Here is a picture Crystal Red Shrimp.


----------



## ohaple (Jun 10, 2019)

I have been keeping a decent sized CRS colony for a while. I generally only use tap water with dechlor. I also keep them warmer than recommended, about 75F. When the TDS gets too high due to evaporation I do water changes with purchased RO water. Soon we will be moving them into a 40g with small fish like Celestial Pearl Danio.

Here is a quick shot.


----------



## Viking (Jun 10, 2019)

Wow! I need to buy a camera. My tank is mostly susswassertang with a couple hundred shrimp..

I have berried Amanos. The zoe (baby shrimp with few legs like L!) need full salt water to grow up. In the wild they travel down river into ocean. A little over a month later they crawl back into the river like salmon.


----------



## ohaple (Jun 10, 2019)

Viking said:


> Wow! I need to buy a camera. My tank is mostly susswassertang with a couple hundred shrimp..
> 
> I have berried Amanos. The zoe (baby shrimp with few l﻿egs like L!) need full salt water to grow up. In the wild they travel down river into ocean. A little over a month later they crawl back into the river like salmon.
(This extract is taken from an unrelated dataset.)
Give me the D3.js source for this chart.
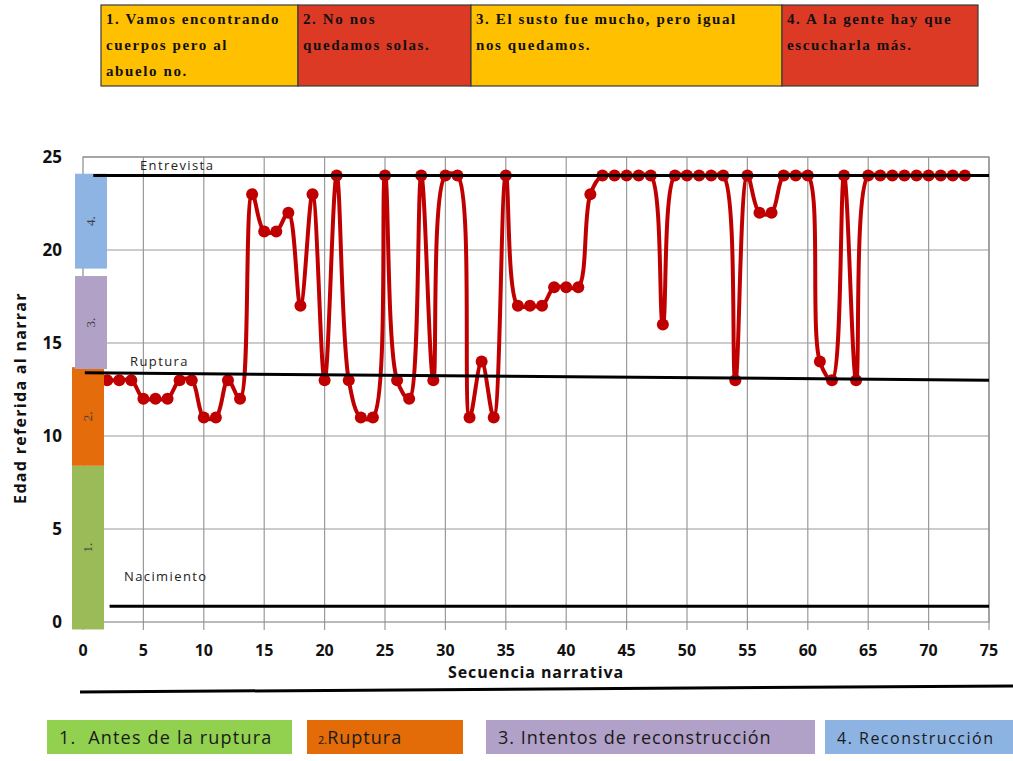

I have some amanos but have never attempted to breed them. I know that most shrimp enthusiasts try to breed amanos, and then usually quit after their first time just because of how labor intensive it is compared with the relatively low cost of buying the shrimp imported. I never thought I would have aquariums (my dad had them growing up) but once I learned about shrimp I became interested and now it has bled into keeping some fish as well. We have had fun breeding fish and mystery snails and shrimp.


----------



## Viking (Jun 10, 2019)

I got through 3 weeks when I messed up. Well they hatch they are very tiny and clear colored.  They were looking like shrimp at that point. I want to turn them in for BAP (Breeder Award Program) for several different clubs. It is a challenge to do. Not many people in the US have done it. In Europe, they like a challenge. If you want to breed tetras or cories, I can point you in the right directions. I have breed a number of species.


----------



## ohaple (Jun 12, 2019)

Viking said:


> I got through 3 weeks when I messed up. Well they hatch they are very tiny and clear colored.  They were looking like shrimp at that point. I want to turn them in for BAP (Breeder Award Program) for several different clubs. It is a challenge to do. Not many people in the US have done it. In Europe, they like a challenge. If you want to breed tetras or cories, I can point you in the right directions. I have breed a number of species.


Sounds like fun. I am not breeding shrimp or fish to sell, and am only breeding them in the community tank. Moss is a life-saver (literally) for young fish and shrimp in those tanks.


----------